Who can blame parents, and the rest of Chicago, if they’re shaking their heads right now, wondering where the district will end up? Or worse yet, tuning out and throwing up their hands in frustration and anger at another fine mess created by Johnson and his Chicago Teachers Union allies, all with the goal of paving the way for a new CTU labor contract that the district, under Martinez, has said could cost up to $10 billion in the coming years. The CTU has pared back its initial demands and says the CPS estimate is misleading, as the Sun-Times’ Nader Issa and WBEZ’s Sarah Karp reported earlier this month.

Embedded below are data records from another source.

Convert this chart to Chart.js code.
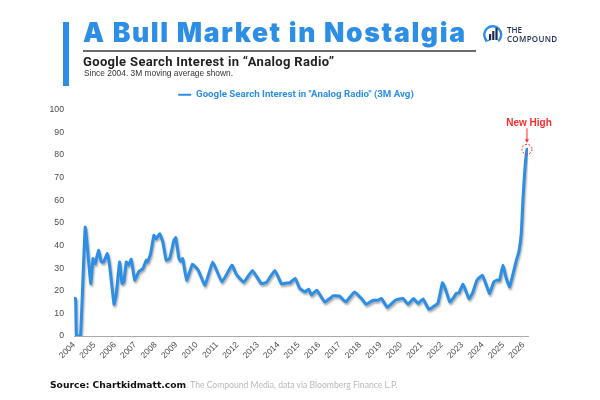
<!DOCTYPE html>
<html>
<head>
<meta charset="utf-8">
<script src="https://cdn.jsdelivr.net/npm/chart.js@4.4.1/dist/chart.umd.min.js"></script>
<style>
  html, body { margin:0; padding:0; background:#fff; }
  #wrap { position:relative; width:600px; height:400px; overflow:hidden; background:#fff; }
  #c { position:absolute; left:0; top:0; }
  .abs { position:absolute; white-space:nowrap; }
  #bar { left:63px; top:22px; width:6px; height:64px; background:#2d8ee6; }
  #title { left:83px; top:19px; font-family:Inter, "Open Sans", sans-serif; font-weight:900; font-size:26.5px; line-height:26px; color:#2d8ee6; }
  #rule { left:83px; top:50px; width:393px; height:2px; background:#6b6b6b; }
  #sub { left:83px; top:55px; font-family:Roboto, "Open Sans", sans-serif; font-weight:700; font-size:13px; line-height:14px; color:#222; }
  #since { left:84px; top:69px; font-family:"Liberation Sans", Arial, sans-serif; font-size:8.4px; line-height:9px; color:#333; }
  #logo { left:482px; top:23px; }
  #the { left:507px; top:26px; font-family:"Open Sans", sans-serif; font-size:8px; line-height:8px; color:#1f2d50; font-weight:600; }
  #comp { left:507px; top:35px; font-family:"Open Sans", sans-serif; font-size:8px; line-height:8px; color:#1f2d50; font-weight:600; letter-spacing:0.3px; }
  #src { left:50px; top:379px; font-size:9.2px; line-height:11px; }
  #src b { font-family:"DejaVu Sans", sans-serif; font-weight:900; color:#111; }
  #src span { font-family:Lato, "Liberation Sans", sans-serif; color:#b8b8b8; font-size:8.6px; }
</style>
</head>
<body>
<div id="wrap">
  <canvas id="c" width="600" height="400"></canvas>
  <div id="bar" class="abs"></div>
  <div id="title" class="abs">A Bull Market in Nostalgia</div>
  <div id="rule" class="abs"></div>
  <div id="sub" class="abs">Google Search Interest in “Analog Radio”</div>
  <div id="since" class="abs">Since 2004. 3M moving average shown.</div>
  <svg id="logo" class="abs" width="22" height="22" viewBox="0 0 22 22">
    <path d="M4 17 A8.5 8.5 0 1 1 17 17.5" fill="none" stroke="#2d8ee6" stroke-width="2.4" stroke-linecap="round"/>
    <path d="M3 14 L4 18 L8 17" fill="none" stroke="#2d8ee6" stroke-width="1.8"/>
    <rect x="7" y="11" width="2.2" height="6" fill="#1f2d50"/>
    <rect x="10.2" y="8" width="2.2" height="9" fill="#1f2d50"/>
    <rect x="13.4" y="5" width="2.2" height="12" fill="#1f2d50"/>
  </svg>
  <div id="the" class="abs">THE</div>
  <div id="comp" class="abs">COMPOUND</div>
  <div id="src" class="abs"><b>Source: Chartkidmatt.com</b><span>. The Compound Media, data via Bloomberg Finance L.P.</span></div>
</div>
<script>
// ---- data (decimal year, 3M avg search interest) ----
const years = [
  2004.00, 2004.08, 2004.12, 2004.32, 2004.55, 2004.82, 2004.93, 2005.04, 2005.20, 2005.34,
  2005.45, 2005.63, 2005.74, 2005.96, 2006.07, 2006.23, 2006.35, 2006.44, 2006.56, 2006.67,
  2006.80, 2006.97, 2007.16, 2007.37, 2007.54, 2007.60, 2007.75, 2007.91, 2008.02, 2008.19,
  2008.35, 2008.51, 2008.68, 2008.89, 2008.98, 2009.13, 2009.22, 2009.32, 2009.51, 2009.80,
  2010.08, 2010.41, 2010.79, 2011.24, 2011.73, 2011.95, 2012.31, 2012.73, 2013.16, 2013.42,
  2013.83, 2014.16, 2014.40, 2014.56, 2014.83, 2015.05, 2015.30, 2015.48, 2015.62, 2015.88,
  2016.27, 2016.70, 2017.00, 2017.30, 2017.73, 2018.07, 2018.30, 2018.64, 2018.88, 2019.05,
  2019.33, 2019.74, 2020.10, 2020.35, 2020.62, 2020.84, 2021.08, 2021.37, 2021.65, 2021.81,
  2022.03, 2022.14, 2022.39, 2022.55, 2022.71, 2022.84, 2023.04, 2023.33, 2023.50, 2023.72,
  2023.98, 2024.18, 2024.34, 2024.54, 2024.70, 2024.83, 2024.99, 2025.16, 2025.32, 2025.49,
  2025.65, 2025.77, 2025.89, 2025.97, 2026.04, 2026.10, 2026.17
];
const interest = [
  16.7, 16.5, 0, 0, 48.1, 23.2, 34.2, 32.0, 37.9, 32.7,
  32.7, 36.4, 31.3, 14.0, 18.8, 32.7, 23.2, 23.9, 32.7, 31.3,
  33.9, 24.7, 28.3, 29.8, 33.5, 32.7, 36.4, 44.5, 43.0, 45.2,
  41.5, 33.5, 34.2, 42.3, 43.5, 34.5, 33.0, 34.2, 24.7, 31.8,
  29.1, 22.5, 32.7, 23.9, 31.3, 27.2, 23.8, 29.0, 23.2, 23.7,
  29.0, 23.0, 23.4, 23.5, 25.4, 21.0, 19.5, 20.7, 18.1, 20.3,
  15.0, 17.8, 17.6, 15.1, 19.5, 16.6, 14.0, 15.8, 15.8, 16.6,
  12.7, 15.9, 16.6, 14.1, 16.6, 14.4, 16.4, 11.8, 13.4, 14.4,
  23.5, 21.7, 15.1, 16.6, 18.8, 19.1, 22.8, 16.6, 18.8, 24.7,
  26.9, 22.5, 18.8, 23.9, 24.7, 24.7, 31.3, 25.4, 21.7, 27.6,
  33.5, 37.1, 45.2, 59.9, 70.2, 77.5, 82.5
];
const seriesLabel = 'Google Search Interest in "Analog Radio" (3M Avg)';
const yTicks = [0, 10, 20, 30, 40, 50, 60, 70, 80, 90, 100];
const xFirstYear = 2004;
const xLastYear = 2026;
const annotationText = 'New High';

const BLUE = '#2d8ee6';

// fit title widths
function fitWidth(id, target) {
  const el = document.getElementById(id);
  const w = el.getBoundingClientRect().width;
  const n = el.textContent.length;
  el.style.letterSpacing = ((target - w) / (n - 1)) + 'px';
}
fitWidth('title', 382);
fitWidth('sub', 251);

const shadowPlugin = {
  id: 'shadow',
  beforeDatasetDraw(chart) {
    const ctx = chart.ctx;
    ctx.save();
    ctx.shadowColor = 'rgba(70,70,70,0.45)';
    ctx.shadowBlur = 2;
    ctx.shadowOffsetX = 1;
    ctx.shadowOffsetY = 2;
  },
  afterDatasetDraw(chart) { chart.ctx.restore(); }
};

// nudge legend slightly left so it sits where the original does
const legendShift = {
  id: 'legendShift',
  afterLayout(chart) {
    const lg = chart.legend;
    if (lg) { lg.left -= 5; lg.right -= 5; }
  }
};

const highPlugin = {
  id: 'newHigh',
  afterDatasetsDraw(chart) {
    const meta = chart.getDatasetMeta(0);
    const pt = meta.data[meta.data.length - 1];
    const ctx = chart.ctx;
    const x = pt.x, y = pt.y;
    ctx.save();
    ctx.strokeStyle = '#ff2a2a';
    ctx.fillStyle = '#ff2a2a';
    ctx.lineWidth = 1;
    ctx.setLineDash([2, 1.5]);
    ctx.beginPath();
    ctx.arc(x, y, 5, 0, Math.PI * 2);
    ctx.stroke();
    ctx.setLineDash([]);
    ctx.beginPath();
    ctx.moveTo(x, y - 21);
    ctx.lineTo(x, y - 9);
    ctx.stroke();
    ctx.beginPath();
    ctx.moveTo(x - 2, y - 10);
    ctx.lineTo(x + 2, y - 10);
    ctx.lineTo(x, y - 6.5);
    ctx.closePath();
    ctx.fill();
    ctx.font = 'bold 10px "Liberation Sans", Arial, sans-serif';
    ctx.textAlign = 'center';
    ctx.textBaseline = 'middle';
    ctx.fillText(annotationText, x + 2, y - 26);
    ctx.restore();
  }
};

new Chart(document.getElementById('c'), {
  type: 'line',
  data: {
    datasets: [{
      label: seriesLabel,
      data: years.map((v, i) => ({ x: v, y: interest[i] })),
      borderColor: BLUE,
      backgroundColor: BLUE,
      borderWidth: 3,
      pointRadius: 0,
      tension: 0.1,
      borderJoinStyle: 'round',
      borderCapStyle: 'round',
      fill: false
    }]
  },
  options: {
    responsive: false,
    animation: false,
    layout: { padding: { top: 80, right: 72, left: 0, bottom: 0 } },
    plugins: {
      tooltip: { enabled: false },
      legend: {
        display: true,
        position: 'top',
        fullSize: false,
        labels: {
          boxWidth: 13,
          boxHeight: 2,
          padding: 10,
          color: BLUE,
          font: { family: 'Roboto, sans-serif', weight: 'bold', size: 9.7 },
          generateLabels(chart) {
            const items = Chart.defaults.plugins.legend.labels.generateLabels(chart);
            items.forEach(it => { it.lineWidth = 0; it.fontColor = BLUE; });
            return items;
          }
        }
      }
    },
    scales: {
      x: {
        type: 'linear',
        min: xFirstYear,
        max: 2026.22,
        afterFit(scale) { scale.height = 64; },
        afterBuildTicks(scale) {
          const t = [];
          for (let yv = xFirstYear; yv <= xLastYear; yv++) t.push({ value: yv });
          scale.ticks = t;
        },
        grid: { display: true, color: 'rgba(0,0,0,0)', drawTicks: false },
        border: { display: true, color: '#a9a9a9', width: 1 },
        ticks: {
          autoSkip: false,
          minRotation: 45,
          maxRotation: 45,
          padding: 4,
          color: '#4a4a4a',
          font: { family: '"Liberation Sans", Arial, sans-serif', size: 8.5 },
          callback: v => String(v)
        }
      },
      y: {
        min: 0,
        max: 100,
        afterFit(scale) { scale.width = 74; },
        afterBuildTicks(scale) { scale.ticks = yTicks.map(v => ({ value: v })); },
        grid: { display: false, drawTicks: false },
        border: { display: false },
        ticks: {
          padding: 10,
          color: '#4a4a4a',
          font: { family: '"Liberation Sans", Arial, sans-serif', size: 8.7 }
        }
      }
    }
  },
  plugins: [shadowPlugin, legendShift, highPlugin]
});
</script>
</body>
</html>
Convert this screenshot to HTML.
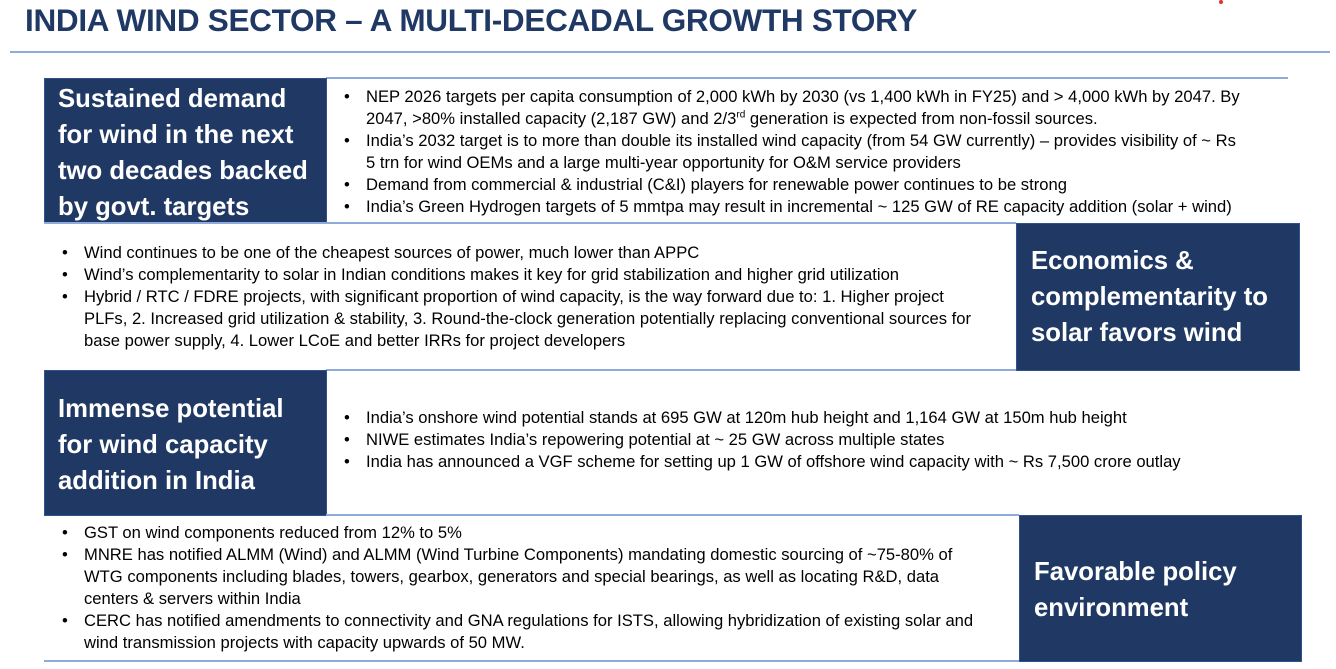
<!DOCTYPE html>
<html><head><meta charset="utf-8">
<style>
body{margin:0;width:1336px;height:669px;background:#fff;position:relative;overflow:hidden;font-family:"Liberation Sans",sans-serif;}
.abs{position:absolute;}
.title{left:25px;top:2px;font-size:31.5px;font-weight:bold;color:#1f3864;white-space:nowrap;letter-spacing:-0.3px;}
.hr{position:absolute;height:2px;background:#8faadc;}
.box{position:absolute;background:#1f3864;border:1px solid #2f528f;color:#fff;font-weight:bold;font-size:25.7px;line-height:36px;box-sizing:border-box;}
.box div{white-space:nowrap;}
.list{position:absolute;font-size:16.6px;line-height:22px;color:#000;white-space:nowrap;}
.li{position:relative;padding-left:22px;}
.li:before{content:"•";position:absolute;left:0;}
</style></head><body>
<div class="title abs">INDIA WIND SECTOR – A MULTI-DECADAL GROWTH STORY</div>
<div class="hr" style="left:10px;top:51px;width:1320px"></div>
<div class="abs" style="left:1219px;top:0;width:4px;height:4px;background:#e03030;border-radius:2px"></div>

<div class="hr" style="left:326px;top:77px;width:962px"></div>
<div class="box" style="left:44px;top:78px;width:283px;height:146px;padding:2px 0 0 13px"><div>Sustained demand</div><div>for wind in the next</div><div>two decades backed</div><div>by govt. targets</div></div>
<div class="list" style="left:344px;top:86px">
<div class="li">NEP 2026 targets per capita consumption of 2,000 kWh by 2030 (vs 1,400 kWh in FY25) and &gt; 4,000 kWh by 2047. By<br>2047, &gt;80% installed capacity (2,187 GW) and 2/3<sup style="font-size:10px;line-height:0">rd</sup> generation is expected from non-fossil sources.</div>
<div class="li">India’s 2032 target is to more than double its installed wind capacity (from 54 GW currently) – provides visibility of ~ Rs<br>5 trn for wind OEMs and a large multi-year opportunity for O&amp;M service providers</div>
<div class="li">Demand from commercial &amp; industrial (C&amp;I) players for renewable power continues to be strong</div>
<div class="li">India’s Green Hydrogen targets of 5 mmtpa may result in incremental ~ 125 GW of RE capacity addition (solar + wind)</div>
</div>
<div class="hr" style="left:44px;top:222px;width:972px"></div>

<div class="list" style="left:62px;top:242px">
<div class="li">Wind continues to be one of the cheapest sources of power, much lower than APPC</div>
<div class="li">Wind’s complementarity to solar in Indian conditions makes it key for grid stabilization and higher grid utilization</div>
<div class="li">Hybrid / RTC / FDRE projects, with significant proportion of wind capacity, is the way forward due to: 1. Higher project<br>PLFs, 2. Increased grid utilization &amp; stability, 3. Round-the-clock generation potentially replacing conventional sources for<br>base power supply, 4. Lower LCoE and better IRRs for project developers</div>
</div>
<div class="box" style="left:1016px;top:223px;width:284px;height:148px;padding:19px 0 0 14px"><div>Economics &amp;</div><div>complementarity to</div><div>solar favors wind</div></div>
<div class="hr" style="left:326px;top:369px;width:690px"></div>

<div class="box" style="left:44px;top:370px;width:283px;height:146px;padding:20px 0 0 13px"><div>Immense potential</div><div>for wind capacity</div><div>addition in India</div></div>
<div class="list" style="left:344px;top:407px">
<div class="li">India’s onshore wind potential stands at 695 GW at 120m hub height and 1,164 GW at 150m hub height</div>
<div class="li">NIWE estimates India’s repowering potential at ~ 25 GW across multiple states</div>
<div class="li">India has announced a VGF scheme for setting up 1 GW of offshore wind capacity with ~ Rs 7,500 crore outlay</div>
</div>
<div class="hr" style="left:326px;top:514px;width:693px"></div>

<div class="list" style="left:62px;top:522px">
<div class="li">GST on wind components reduced from 12% to 5%</div>
<div class="li">MNRE has notified ALMM (Wind) and ALMM (Wind Turbine Components) mandating domestic sourcing of ~75-80% of<br>WTG components including blades, towers, gearbox, generators and special bearings, as well as locating R&amp;D, data<br>centers &amp; servers within India</div>
<div class="li">CERC has notified amendments to connectivity and GNA regulations for ISTS, allowing hybridization of existing solar and<br>wind transmission projects with capacity upwards of 50 MW.</div>
</div>
<div class="box" style="left:1019px;top:515px;width:283px;height:147px;padding:38px 0 0 14px"><div>Favorable policy</div><div>environment</div></div>
<div class="hr" style="left:44px;top:660px;width:975px"></div>
</body></html>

That $10 billion does seem high, but so do those 6% raises the CTU is asking for in the first two years of its contract, with 5% raises in years 3 and 4.

The board is considering installing Sean Harden — Johnson’s pick to be the new School Board president — as interim co-CEO.

So much for letting all-important questions about the district’s future, such as its leader and what a new teachers’ contract ought to include, be decided by the new hybrid school board that includes 10 members elected by, and accountable to, the public.

Johnson, of course, is entitled to his pick as CEO. If he had selected someone else and given Martinez his contractually obligated six months’ notice soon after becoming mayor, so be it. But an ugly, monthslong campaign to oust the CEO to please the CTU makes the mayor look like a puppet — does anyone in Chicago think otherwise at this point? — not a chief executive.

Now Johnson and his appointed board have the freedom to move ahead with steps that Martinez wisely blocked: settling a new union contract and taking out a costly short-term loan (!) to help pay for it.

It’s worth nothing that the proposed contract also includes provisions that both parents and principals have rightly found fault with.

“Our children’s futures depend on us getting this right,” as Jesse Ruiz, a former interim CPS CEO, wrote in a Sun-Times op-ed on the Martinez saga.

The board and Johnson did the opposite: They got it wrong.